* Task details: From the first line of the data below through the line holding "bin_w = edges[1] - edges[0]", output each line exactly and leave the pictures out.

* Data shown:
>>>
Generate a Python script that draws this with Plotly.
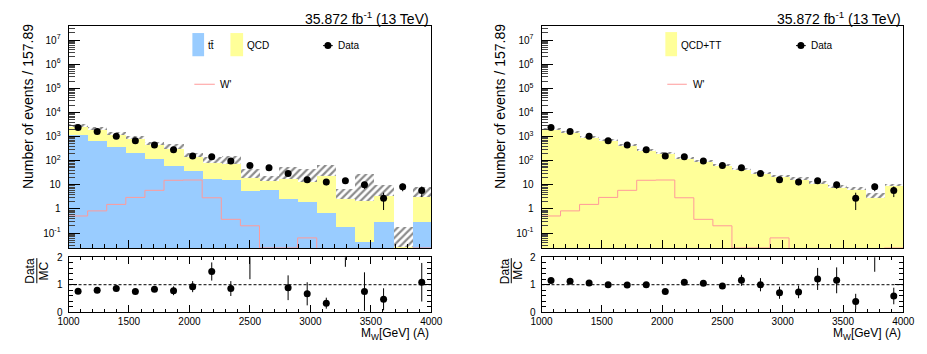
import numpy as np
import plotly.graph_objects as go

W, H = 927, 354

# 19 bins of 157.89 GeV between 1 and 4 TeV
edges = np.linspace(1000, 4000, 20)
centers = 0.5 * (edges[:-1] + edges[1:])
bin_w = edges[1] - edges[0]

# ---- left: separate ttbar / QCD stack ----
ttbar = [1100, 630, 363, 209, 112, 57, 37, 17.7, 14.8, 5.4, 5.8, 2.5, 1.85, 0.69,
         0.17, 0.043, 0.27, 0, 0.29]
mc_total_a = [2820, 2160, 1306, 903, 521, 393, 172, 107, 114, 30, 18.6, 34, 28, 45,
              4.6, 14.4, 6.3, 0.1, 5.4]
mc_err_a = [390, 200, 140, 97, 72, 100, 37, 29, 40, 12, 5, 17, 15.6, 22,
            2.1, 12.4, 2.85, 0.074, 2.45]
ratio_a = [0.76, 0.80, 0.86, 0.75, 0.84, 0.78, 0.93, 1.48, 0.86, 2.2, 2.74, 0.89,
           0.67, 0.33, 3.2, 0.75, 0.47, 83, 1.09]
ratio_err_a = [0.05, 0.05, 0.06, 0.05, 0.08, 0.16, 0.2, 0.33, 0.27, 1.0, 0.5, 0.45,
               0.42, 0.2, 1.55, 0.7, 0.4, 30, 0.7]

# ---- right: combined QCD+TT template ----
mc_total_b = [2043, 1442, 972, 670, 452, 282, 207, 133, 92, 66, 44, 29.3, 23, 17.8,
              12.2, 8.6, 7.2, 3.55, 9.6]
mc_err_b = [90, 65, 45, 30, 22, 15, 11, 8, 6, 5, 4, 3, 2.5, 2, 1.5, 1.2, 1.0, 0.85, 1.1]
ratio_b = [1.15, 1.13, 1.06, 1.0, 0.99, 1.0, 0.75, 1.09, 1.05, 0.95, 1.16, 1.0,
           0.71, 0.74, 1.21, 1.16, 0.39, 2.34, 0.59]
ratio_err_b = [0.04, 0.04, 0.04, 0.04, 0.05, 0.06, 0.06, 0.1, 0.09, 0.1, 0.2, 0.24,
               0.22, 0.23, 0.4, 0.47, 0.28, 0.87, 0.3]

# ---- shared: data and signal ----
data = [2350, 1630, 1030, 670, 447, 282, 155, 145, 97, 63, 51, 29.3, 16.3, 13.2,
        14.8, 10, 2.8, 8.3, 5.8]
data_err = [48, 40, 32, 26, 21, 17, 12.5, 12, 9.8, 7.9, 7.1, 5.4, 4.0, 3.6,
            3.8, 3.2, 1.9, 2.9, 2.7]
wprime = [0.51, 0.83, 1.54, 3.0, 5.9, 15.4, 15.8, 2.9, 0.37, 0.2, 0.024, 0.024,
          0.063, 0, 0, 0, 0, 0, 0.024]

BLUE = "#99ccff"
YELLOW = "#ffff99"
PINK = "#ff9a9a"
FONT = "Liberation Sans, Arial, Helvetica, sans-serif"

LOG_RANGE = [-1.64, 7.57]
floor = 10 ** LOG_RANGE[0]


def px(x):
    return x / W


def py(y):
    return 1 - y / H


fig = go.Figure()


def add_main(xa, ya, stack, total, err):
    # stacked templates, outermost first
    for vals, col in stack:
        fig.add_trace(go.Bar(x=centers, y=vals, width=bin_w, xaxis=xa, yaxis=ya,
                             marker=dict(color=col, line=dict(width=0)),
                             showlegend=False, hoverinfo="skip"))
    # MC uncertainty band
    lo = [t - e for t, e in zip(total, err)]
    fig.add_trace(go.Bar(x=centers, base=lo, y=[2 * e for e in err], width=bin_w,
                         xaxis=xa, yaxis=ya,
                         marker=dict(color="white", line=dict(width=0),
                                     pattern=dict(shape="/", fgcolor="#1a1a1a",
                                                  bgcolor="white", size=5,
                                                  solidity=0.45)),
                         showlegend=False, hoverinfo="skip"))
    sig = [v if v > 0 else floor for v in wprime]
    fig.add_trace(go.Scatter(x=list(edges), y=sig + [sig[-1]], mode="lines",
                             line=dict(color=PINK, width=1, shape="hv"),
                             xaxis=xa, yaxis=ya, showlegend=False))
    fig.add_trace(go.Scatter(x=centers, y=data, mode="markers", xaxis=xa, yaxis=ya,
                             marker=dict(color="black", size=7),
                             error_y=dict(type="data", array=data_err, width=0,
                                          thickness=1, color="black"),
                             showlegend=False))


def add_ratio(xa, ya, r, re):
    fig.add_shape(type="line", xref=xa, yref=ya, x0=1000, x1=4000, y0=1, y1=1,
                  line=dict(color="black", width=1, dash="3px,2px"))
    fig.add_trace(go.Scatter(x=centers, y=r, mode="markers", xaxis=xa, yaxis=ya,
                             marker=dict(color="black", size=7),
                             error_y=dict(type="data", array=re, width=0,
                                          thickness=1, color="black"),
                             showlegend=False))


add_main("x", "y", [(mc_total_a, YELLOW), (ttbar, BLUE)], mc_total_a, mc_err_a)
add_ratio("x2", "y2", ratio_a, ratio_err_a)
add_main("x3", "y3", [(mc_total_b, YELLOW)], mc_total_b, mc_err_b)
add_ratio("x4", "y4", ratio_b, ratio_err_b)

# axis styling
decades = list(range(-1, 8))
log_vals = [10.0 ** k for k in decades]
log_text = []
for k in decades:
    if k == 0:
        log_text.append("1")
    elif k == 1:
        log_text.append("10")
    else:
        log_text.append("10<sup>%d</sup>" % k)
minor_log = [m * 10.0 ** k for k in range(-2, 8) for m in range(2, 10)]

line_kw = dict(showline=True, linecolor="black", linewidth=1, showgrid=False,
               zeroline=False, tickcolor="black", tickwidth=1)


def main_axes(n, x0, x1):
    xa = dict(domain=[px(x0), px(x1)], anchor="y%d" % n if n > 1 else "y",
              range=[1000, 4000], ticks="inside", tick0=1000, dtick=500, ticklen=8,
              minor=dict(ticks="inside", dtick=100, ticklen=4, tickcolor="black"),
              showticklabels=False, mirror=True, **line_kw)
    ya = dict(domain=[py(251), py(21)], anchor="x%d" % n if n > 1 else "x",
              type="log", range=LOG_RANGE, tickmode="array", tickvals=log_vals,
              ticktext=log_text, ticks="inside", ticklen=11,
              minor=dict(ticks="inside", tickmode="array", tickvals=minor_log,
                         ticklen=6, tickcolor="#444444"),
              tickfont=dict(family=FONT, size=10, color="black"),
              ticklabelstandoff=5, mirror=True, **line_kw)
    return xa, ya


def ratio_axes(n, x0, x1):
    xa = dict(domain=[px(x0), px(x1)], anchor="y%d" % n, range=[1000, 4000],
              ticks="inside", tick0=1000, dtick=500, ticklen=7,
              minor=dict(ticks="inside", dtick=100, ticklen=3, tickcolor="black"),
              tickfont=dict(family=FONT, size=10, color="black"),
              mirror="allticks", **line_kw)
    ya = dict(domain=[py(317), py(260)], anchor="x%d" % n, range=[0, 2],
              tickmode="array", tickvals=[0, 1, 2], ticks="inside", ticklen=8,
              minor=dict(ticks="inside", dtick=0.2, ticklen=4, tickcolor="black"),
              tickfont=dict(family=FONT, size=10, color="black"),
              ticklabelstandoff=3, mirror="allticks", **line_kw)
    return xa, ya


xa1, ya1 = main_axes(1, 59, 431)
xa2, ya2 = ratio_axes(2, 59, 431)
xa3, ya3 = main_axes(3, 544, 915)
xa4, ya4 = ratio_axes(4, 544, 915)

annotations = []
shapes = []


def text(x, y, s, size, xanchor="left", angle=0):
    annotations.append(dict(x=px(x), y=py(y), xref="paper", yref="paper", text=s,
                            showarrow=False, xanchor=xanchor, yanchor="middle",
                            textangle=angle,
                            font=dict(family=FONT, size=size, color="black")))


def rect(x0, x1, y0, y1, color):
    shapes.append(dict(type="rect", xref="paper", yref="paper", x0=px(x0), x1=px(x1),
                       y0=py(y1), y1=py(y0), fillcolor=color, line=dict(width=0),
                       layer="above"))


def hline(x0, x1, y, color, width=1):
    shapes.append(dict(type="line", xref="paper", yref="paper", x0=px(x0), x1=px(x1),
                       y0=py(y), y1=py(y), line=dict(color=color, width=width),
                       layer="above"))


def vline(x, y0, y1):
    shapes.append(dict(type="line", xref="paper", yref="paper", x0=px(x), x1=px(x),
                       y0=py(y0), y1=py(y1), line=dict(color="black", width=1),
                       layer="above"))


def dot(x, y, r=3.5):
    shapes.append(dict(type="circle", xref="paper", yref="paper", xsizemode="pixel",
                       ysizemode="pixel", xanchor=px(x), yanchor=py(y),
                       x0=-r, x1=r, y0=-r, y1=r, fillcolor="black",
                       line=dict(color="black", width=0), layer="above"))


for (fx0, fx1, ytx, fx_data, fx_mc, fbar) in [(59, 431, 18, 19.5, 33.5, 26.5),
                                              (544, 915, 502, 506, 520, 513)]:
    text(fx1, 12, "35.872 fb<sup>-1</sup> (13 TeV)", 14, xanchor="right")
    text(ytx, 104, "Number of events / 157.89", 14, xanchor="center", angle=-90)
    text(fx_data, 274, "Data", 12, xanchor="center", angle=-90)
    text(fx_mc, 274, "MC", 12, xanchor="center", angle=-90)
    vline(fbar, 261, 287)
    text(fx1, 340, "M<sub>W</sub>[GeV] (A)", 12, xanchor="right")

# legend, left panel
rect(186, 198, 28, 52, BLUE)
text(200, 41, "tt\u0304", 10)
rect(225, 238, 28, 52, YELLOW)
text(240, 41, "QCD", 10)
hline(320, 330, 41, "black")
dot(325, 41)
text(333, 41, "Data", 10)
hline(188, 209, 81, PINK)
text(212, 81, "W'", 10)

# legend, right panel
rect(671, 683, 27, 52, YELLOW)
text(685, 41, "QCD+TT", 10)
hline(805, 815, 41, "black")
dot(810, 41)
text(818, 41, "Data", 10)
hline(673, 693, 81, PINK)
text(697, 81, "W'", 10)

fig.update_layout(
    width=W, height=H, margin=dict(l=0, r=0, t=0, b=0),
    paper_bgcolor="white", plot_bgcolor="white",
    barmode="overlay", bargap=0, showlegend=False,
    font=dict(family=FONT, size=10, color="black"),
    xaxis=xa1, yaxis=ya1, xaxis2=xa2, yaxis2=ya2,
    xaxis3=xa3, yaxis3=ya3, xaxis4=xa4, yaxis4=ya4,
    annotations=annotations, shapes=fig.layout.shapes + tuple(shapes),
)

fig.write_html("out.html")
<<<
* Output of the exercise:
Generate a Python script that draws this with Plotly.
import numpy as np
import plotly.graph_objects as go

W, H = 927, 354

# 19 bins of 157.89 GeV between 1 and 4 TeV
edges = np.linspace(1000, 4000, 20)
centers = 0.5 * (edges[:-1] + edges[1:])
bin_w = edges[1] - edges[0]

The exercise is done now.